Overall, it’s worth stressing that all this is a big team effort, with all three teams working together to make sure we can release game updates and DLC on time, learn of potential problems early enough, take informed decisions and address issues when they appear and based on their priority..

I’ve reported a bug on the forums, how long does it take to fix it?

Generally, the time it takes to fix an issue depends on several different factors, from the severity over the complexity to our current project planning.

All issues reported to us are first categorized (e.g. severity and probability) and we’re attempting to reproduce it, which greatly helps the investigation. Looking for the exact cause without knowing where to look is extremely time-consuming. Changing something to fix an issue can additionally create a new issue elsewhere.

“Player reported issues are like a jigsaw puzzle, where we have to figure out the missing pieces and once we have the full picture, we send it to the Production team for a resolution. This process also involves finding viable workarounds for the players where possible.”

That’s why before the release of each Game Update, we have validation period during which each fix as well as the Game Update as a whole are tested. If problems are encountered, the validation fails and we first have to address them.

To give you some detailed insights into which steps are taken from finding an issue to a fix being released, we’re currently working on a separate blog. Stay tuned!

As we just established, fixing an issue and releasing an update does take time. Are there possible exceptions to this process, e.g. the so-called Hotfix?

Hotfixes are possible, but only for single, very specific high priority fixes. These also need to go through validation, but we can speed up the process (e.g. certain validation teams are not needed if nothing is changed, that would be relevant for their specific team) since there’s significantly less to check. In total, assuming the issue can be reproduced and fixed quickly, we could release a Hotfix in 4 to 7 days, if necessary.

We have done various playtests in the past, from Technical Tests to Diary Studies. In which capacity is QA involved in preparing, monitoring, and follow-ups/summaries?

Just like with the versions that need to be prepared for each Game Update and DLC release, we also have to check the versions for all playtests. The requirements are less strict, of course, smaller bugs and placeholder assets are therefore not a deal-breaker. We still perform basic checks to make sure the version is stable and the mechanics work.

We’re also in contact with the other teams involved, e.g. the User Research Lab in Düsseldorf for Diary Studies or the team managing the registration and invite flow for the Technical Tests.

During the Technical Tests, at least some of us are also checking the forums, sometimes just to read, sometimes also to ask you for more details and we create JIRA tickets based on the reported bugs and requested improvements.

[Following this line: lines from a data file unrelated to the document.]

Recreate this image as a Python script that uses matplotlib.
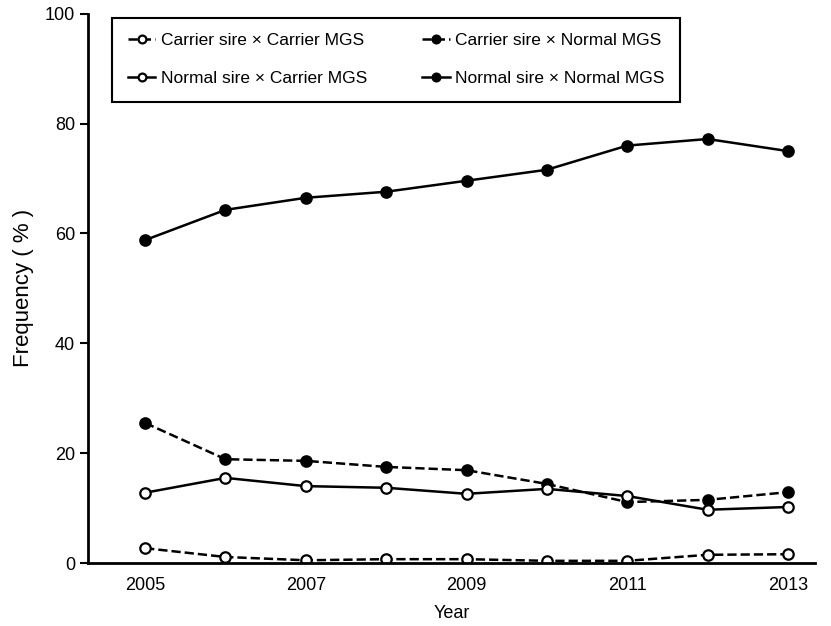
import matplotlib
matplotlib.use('Agg')
import matplotlib.pyplot as plt

plt.rcParams['font.family'] = ['Liberation Sans', 'DejaVu Sans']

years = [2005, 2006, 2007, 2008, 2009, 2010, 2011, 2012, 2013]
carrier_carrier = [2.7, 1.1, 0.5, 0.7, 0.7, 0.4, 0.4, 1.5, 1.6]
carrier_normal  = [25.5, 18.9, 18.6, 17.5, 16.9, 14.4, 11.1, 11.5, 12.9]
normal_carrier  = [12.8, 15.5, 14.0, 13.7, 12.6, 13.5, 12.2, 9.7, 10.2]
normal_normal   = [58.8, 64.3, 66.5, 67.6, 69.6, 71.6, 76.0, 77.2, 75.0]

fig = plt.figure(figsize=(8.31, 6.26), dpi=100)
ax = fig.add_axes([0.106, 0.1006, 0.875, 0.8774])

style = dict(color='black', lw=1.8, ms=7.5, mew=1.6)
cc, = ax.plot(years, carrier_carrier, '--o', mfc='white', label='Carrier sire \u00d7 Carrier MGS', **style)
cn, = ax.plot(years, carrier_normal, '--o', mfc='black', label='Carrier sire \u00d7 Normal MGS', **style)
nc, = ax.plot(years, normal_carrier, '-o', mfc='white', label='Normal sire \u00d7 Carrier MGS', **style)
nn, = ax.plot(years, normal_normal, '-o', mfc='black', label='Normal sire \u00d7 Normal MGS', **style)

ax.set_xlim(2004.29, 2013.34)
ax.set_ylim(0, 100)
ax.set_xticks([2005, 2007, 2009, 2011, 2013])
ax.set_yticks(range(0, 101, 20))
ax.tick_params(axis='x', length=0, labelsize=13, pad=10)
ax.tick_params(axis='y', length=6, width=1.5, direction='out', labelsize=13)
for s in ['top', 'right']:
    ax.spines[s].set_visible(False)
for s in ['left', 'bottom']:
    ax.spines[s].set_linewidth(2)

ax.set_xlabel('Year', fontsize=13, labelpad=8)
ax.set_ylabel('Frequency ( % )', fontsize=16, labelpad=8)

# row-wise order: matplotlib fills columns first
handles = [cc, nc, cn, nn]
leg = ax.legend(handles=handles, labels=[h.get_label() for h in handles],
                ncol=2, loc='upper left', bbox_to_anchor=(0.033, 0.993),
                borderaxespad=0, fontsize=12.5, handlelength=1.6, handletextpad=0.3,
                columnspacing=3.2, borderpad=0.9, labelspacing=1.3,
                fancybox=False, edgecolor='black', framealpha=1, markerscale=0.75)
leg.get_frame().set_linewidth(1.5)

fig.savefig('out.png', dpi=100)
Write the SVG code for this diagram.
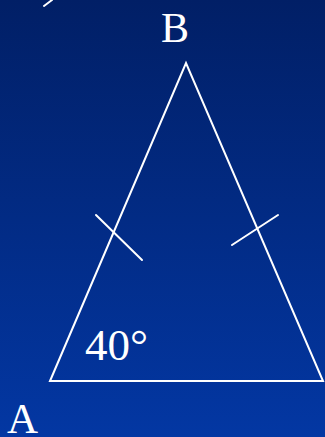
<svg xmlns="http://www.w3.org/2000/svg" width="325" height="437" viewBox="0 0 325 437">
<defs>
<linearGradient id="bg" x1="0" y1="0" x2="0" y2="1">
<stop offset="0" stop-color="#011f66"/>
<stop offset="1" stop-color="#0337a3"/>
</linearGradient>
</defs>
<style>
.ln{stroke:#fff;stroke-width:2;fill:none;stroke-linecap:round;stroke-linejoin:miter}
.lbl{font-family:"Liberation Serif","Times New Roman",serif;fill:#fff}
</style>
<rect width="325" height="437" fill="url(#bg)"/>
<line class="ln" x1="44" y1="6" x2="52" y2="0" stroke-width="3"/>
<g id="triangle">
<polygon class="ln" points="50,381 186,63 323,381"/>
</g>
<g id="connectors">
<line class="ln" x1="96" y1="215" x2="142" y2="260"/>
<line class="ln" x1="232" y1="245" x2="278" y2="215"/>
</g>
<g id="labelB"><text class="lbl" x="161" y="42" font-size="42">B</text></g>
<g id="labelA"><text class="lbl" x="7" y="433" font-size="43">A</text></g>
<g id="angle"><text class="lbl" x="85" y="360" font-size="45">40°</text></g>
</svg>
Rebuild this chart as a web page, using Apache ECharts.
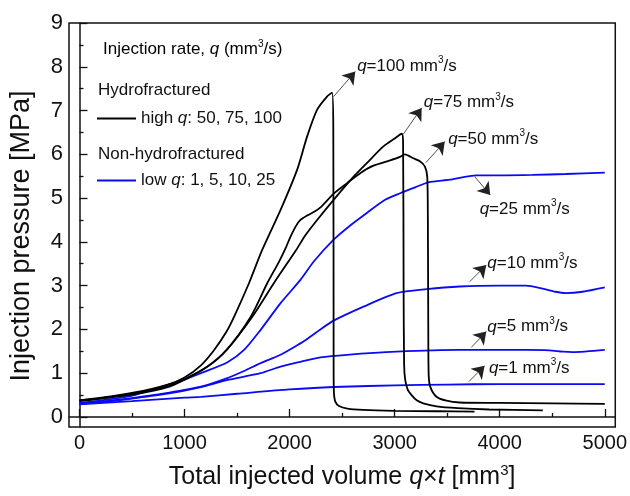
<!DOCTYPE html>
<html>
<head>
<meta charset="utf-8">
<script src="https://cdn.jsdelivr.net/npm/echarts@6/dist/echarts.min.js"></script>
<style>html,body{margin:0;padding:0;background:#fff}#c{width:630px;height:496px}</style>
</head>
<body>
<div id="c"></div>
<script>
// ---- data ----
const xTicks = [0, 1000, 2000, 3000, 4000, 5000];
const xMinorTicks = [500, 1500, 2500, 3500, 4500];
const yTicks = [0, 1, 2, 3, 4, 5, 6, 7, 8, 9];
const yMinorTicks = [0.5, 1.5, 2.5, 3.5, 4.5, 5.5, 6.5, 7.5, 8.5];

// Hydrofractured (high q)
const q100X = [0,208,524,840,1000,1156,1282,1400,1472,1614,1740,1914,2072,2167,2262,2356,2404,2416,2419,2422,2435,2470,2550,2700,3000,3400,3760];
const q100Y = [0.38,0.44,0.56,0.74,0.90,1.18,1.53,1.95,2.29,3.06,3.82,4.73,5.65,6.41,7.02,7.32,7.41,6.5,1.0,0.55,0.35,0.25,0.19,0.16,0.14,0.13,0.12];
const q75X = [0,208,524,840,1000,1219,1400,1645,1851,2064,2150,2262,2419,2609,2735,2893,3000,3067,3080,3085,3090,3100,3125,3161,3210,3272,3400,3600,3900,4410];
const q75Y = [0.36,0.42,0.52,0.68,0.85,1.15,1.53,2.29,3.06,3.82,4.15,4.50,4.96,5.49,5.80,6.18,6.36,6.47,6.30,3.0,1.2,0.85,0.62,0.50,0.38,0.31,0.24,0.20,0.17,0.15];
const q50X = [0,208,524,840,1000,1219,1400,1630,1788,1900,1961,2009,2060,2103,2166,2230,2300,2419,2546,2672,2798,2956,3051,3098,3177,3240,3288,3310,3316,3320,3324,3340,3398,3493,3619,4000,4500,5000];
const q50Y = [0.38,0.43,0.54,0.70,0.86,1.15,1.53,2.29,3.06,3.55,3.85,4.12,4.36,4.50,4.60,4.68,4.80,5.10,5.34,5.57,5.74,5.86,5.94,6.00,5.91,5.84,5.72,5.49,4.5,2.0,0.95,0.68,0.46,0.37,0.33,0.32,0.31,0.30];

// Non-hydrofractured (low q)
const q25X = [0,208,524,840,1000,1156,1409,1566,1724,1914,2103,2230,2419,2580,2735,2909,3051,3200,3320,3525,3777,3999,4311,4630,5000];
const q25Y = [0.32,0.38,0.50,0.73,0.85,1.00,1.25,1.53,1.99,2.60,3.13,3.55,4.05,4.38,4.66,4.96,5.11,5.25,5.36,5.42,5.52,5.52,5.53,5.55,5.58];
const q10X = [0,250,500,840,1156,1400,1566,1724,1914,2103,2167,2293,2419,2704,3019,3304,3619,4000,4251,4409,4530,4630,4788,5000];
const q10Y = [0.31,0.36,0.43,0.55,0.69,0.88,1.05,1.23,1.42,1.68,1.78,2.00,2.20,2.52,2.83,2.92,2.98,3.00,3.00,2.93,2.86,2.83,2.86,2.96];
const q5X = [0,250,500,840,1156,1400,1724,1914,2103,2293,2546,3019,3619,4251,4472,4600,4693,5000];
const q5Y = [0.30,0.35,0.42,0.53,0.68,0.84,1.00,1.15,1.26,1.36,1.42,1.49,1.53,1.53,1.52,1.49,1.48,1.53];
const q1X = [0,500,1000,1156,1500,2000,2500,3000,3500,4000,5000];
const q1Y = [0.29,0.36,0.44,0.46,0.53,0.63,0.69,0.72,0.74,0.75,0.75];

// annotations (data coords)
const annotRate = ['100','75','50','25','10','5','1'];
const annotFrom = [[2419,7.32],[3082,6.46],[3297,5.81],[3762,5.49],[3714,3.09],[3730,1.59],[3708,0.81]];
const annotTo   = [[2625,7.89],[3257,7.06],[3477,6.29],[3910,5.07],[3872,3.47],[3872,1.95],[3856,1.17]];
const annotText = [[2643,8.02],[3278,7.18],[3509,6.35],[3809,4.75],[3882,3.52],[3882,2.06],[3897,1.12]];

// ---- chart ----
const FF = "'Liberation Sans', Arial, sans-serif";
const BLACK = '#000000', BLUE = '#0a0af5';
const zip = (xs, ys) => xs.map((x, i) => [x, ys[i]]);
const richBase = (fs) => ({
  n: {fontFamily: FF, fontSize: fs, color: '#111', lineHeight: fs + 4},
  i: {fontFamily: FF, fontSize: fs, fontStyle: 'italic', color: '#111', lineHeight: fs + 4},
  s: {fontFamily: FF, fontSize: Math.round(fs * 0.6), color: '#111', verticalAlign: 'top', lineHeight: fs + 4}
});

function lineSeries(name, xs, ys, color) {
  return {
    type: 'line', name: name, data: zip(xs, ys), symbol: 'none', smooth: 0.25,
    lineStyle: {color: color, width: 1.8}, itemStyle: {color: color},
    xAxisIndex: 0, yAxisIndex: 0, z: 3
  };
}

const chart = echarts.init(document.getElementById('c'), null, {renderer: 'canvas'});
const option = {
  animation: false,
  backgroundColor: '#fff',
  grid: {left: 68, right: 14, top: 23, bottom: 69, show: true, borderColor: '#111', borderWidth: 1.5, backgroundColor: 'transparent'},
  legend: {
    data: ['high', 'low'], orient: 'vertical', left: 92, top: 105, itemWidth: 39, itemHeight: 14, itemGap: 45,
    selectedMode: false, icon: 'path://M0,6 L39,6 L39,8 L0,8 Z',
    formatter: n => n === 'high' ? '{n|high }{i|q}{n|: 50, 75, 100}' : '{n|low }{i|q}{n|: 1, 5, 10, 25}',
    textStyle: {fontFamily: FF, fontSize: 17, color: '#111', rich: richBase(17)}
  },
  xAxis: [{
    type: 'value', min: -100, max: 5100,
    name: '{n|Total injected volume }{i|q}{n|×}{i|t}{n| [mm}{s|3}{n|]}', nameLocation: 'middle', nameGap: 36,
    nameTextStyle: {rich: richBase(25)},
    axisLine: {show: true, lineStyle: {color: '#111', width: 1.5}},
    axisTick: {show: true, inside: true, length: 8, customValues: xTicks, lineStyle: {color: '#111', width: 1.3}},
    axisLabel: {customValues: xTicks, formatter: v => String(v), fontFamily: FF, fontSize: 20, color: '#111', margin: 6},
    splitLine: {show: false}
  }, {
    type: 'value', min: -100, max: 5100, position: 'bottom',
    axisLine: {show: false},
    axisTick: {show: true, inside: true, length: 4, customValues: xMinorTicks, lineStyle: {color: '#111', width: 1.3}},
    axisLabel: {show: false}, splitLine: {show: false}
  }],
  yAxis: [{
    type: 'value', min: -0.23, max: 9,
    name: '{n|Injection pressure [MPa]}', nameLocation: 'middle', nameGap: 32,
    nameTextStyle: {rich: richBase(27), padding: [0, 22, 0, 0]},
    axisLine: {show: true, lineStyle: {color: '#111', width: 1.5}},
    axisTick: {show: true, inside: true, length: 8, customValues: yTicks, lineStyle: {color: '#111', width: 1.3}},
    axisLabel: {customValues: yTicks, formatter: v => String(v), fontFamily: FF, fontSize: 22, color: '#111', margin: 6},
    splitLine: {show: false}
  }, {
    type: 'value', min: -0.23, max: 9, position: 'left',
    axisLine: {show: false},
    axisTick: {show: true, inside: true, length: 4, customValues: yMinorTicks, lineStyle: {color: '#111', width: 1.3}},
    axisLabel: {show: false}, splitLine: {show: false}
  }],
  graphic: [
    {type: 'text', left: 103, top: 39, style: {text: '{n|Injection rate, }{i|q}{n| (mm}{s|3}{n|/s)}', rich: richBase(17)}},
    {type: 'text', left: 98, top: 82, style: {text: 'Hydrofractured', font: '17px ' + FF, fill: '#111'}},
    {type: 'text', left: 98, top: 146, style: {text: 'Non-hydrofractured', font: '17px ' + FF, fill: '#111'}}
  ],
  series: [
    lineSeries('low', q25X, q25Y, BLUE),
    lineSeries('low', q10X, q10Y, BLUE),
    lineSeries('low', q5X, q5Y, BLUE),
    lineSeries('low', q1X, q1Y, BLUE),
    lineSeries('high', q100X, q100Y, BLACK),
    lineSeries('high', q75X, q75Y, BLACK),
    lineSeries('high', q50X, q50Y, BLACK),
    {
      type: 'lines', coordinateSystem: 'cartesian2d', xAxisIndex: 0, yAxisIndex: 0, z: 4,
      symbol: ['none', 'arrow'], symbolSize: [0, 12],
      lineStyle: {color: '#222', width: 0.8, opacity: 1},
      data: annotFrom.map((f, i) => ({coords: [f, annotTo[i]]}))
    },
    {
      type: 'scatter', xAxisIndex: 0, yAxisIndex: 0, symbolSize: 0, z: 5,
      itemStyle: {opacity: 1},
      data: annotText.map((p, i) => ({value: p, name: annotRate[i]})),
      label: {
        show: true, position: 'right', distance: 0, color: '#111', opacity: 1,
        formatter: p => '{i|q}{n|=' + p.name + ' mm}{s|3}{n|/s}',
        rich: richBase(17)
      },
      silent: true
    }
  ]
};
chart.setOption(option);
</script>
</body>
</html>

We hope this provided you with some useful insights into how our internal processes work and how much time some things can take, which we understand is not always visible from the outside.

If you have further questions for our QA teams that were not covered here or in the older blog, feel free to post them in the comments and we will try to get the answers for you.




  1. K Karmidzhanov July 29, 2021

    As someone who works as a QA manager at another big publisher, this is brilliantly written 🙂 I definitely gained some insight about our own work and processes. I like that you are not afraid to dive in the technical details, like tools and processes, which shows competence. A lot of studios/publishers will post overly generic articles, but with yours there’s always something interesting to be learned. It’s nice to see how similar QA teams are, but from a totally different perspective.

    How often does it happen to have a user report major issue (like a save corruption etc.) that you’ve never seen in your testing? And then even with all the user info you’re still unable to reproduce the issue? We’ve had a few of those hair-pulling moments, where you just can’t figure out the cause.

  2. s sniperNZSAS July 26, 2021

    and how does your QA team feel that a bug reported over 2 years ago, where the pirates have not returned ever after being defeated, is still in the game and is now ignored by the developers? You pat yourselves on the back and beat your check about how awesome you are and yet ignore things when they get too hard, who cares about the affected players…..

    •   Ubi-Thorlof July 26, 2021

      I feel like we replied to your question multiple times now, but as stated before: The issue was fixed during a Season 1 update, if I remember correctly, but could not be applied retroactively.
      The bug is not in the game anymore, but if you have an old savegame from before the fix, the issue might still be present there.
      This is, unfortunately, not something we can address for your savegame specifically. If you start a new game, you should not encounter this bug anymore.

      • s sniperNZSAS July 28, 2021

        and that is an unacceptable resolution. You know damn well a lot of Anno players have one main savegame that they return to. To not apply this fix retroactively just reeks of BB not being bothered to put in the effort to figure it out.

        •   Ubi-Thorlof July 28, 2021

          Generally, assuring savegame compatibility with all the updates and DLC we release is a major challenge for the team through Anno 1800’s postlaunch. Some issues simply can’t be fixed retroactively, that’s unfortunately the case here. I appreciate that this is not an ideal solution for you, but it’s something you will unfortunately have to live with.
          Starting a new game from time might also provide you with new insights on how certain (DLC) mechanics e.g. affect early or midgame.

  3. K Koyrote July 22, 2021

    How often comes it that you go to fix an issue and it creates another unexpected one? How do you guys go about that and does it affect how you manage bugs regardless if it comes from user or from QA/QC?

    •   Ubi-Thorlof July 26, 2021

      Hey, thank you for your question! I’ll forward it to our QA teams and will get back to you

    •   Ubi-Thorlof July 27, 2021

      Got an answer for you 🙂

      “Thank you for your question!
      It depends on the issue itself. Fixing a graphical bug, for example, does usually not create or unveil additional issues, while changes on the game code might lead to follow-up issues. Generally, however, it’s not very common that a bug fix creates new issues.

      This does also not affect how we categorize bugs in general. As mentioned in the blog, all problems that we are aware of (independent if they have been reported by QA or QC) get rated by e.g. severity and probability. This creates an overall fixing priority by keeping the overall risk of a fix in mind.”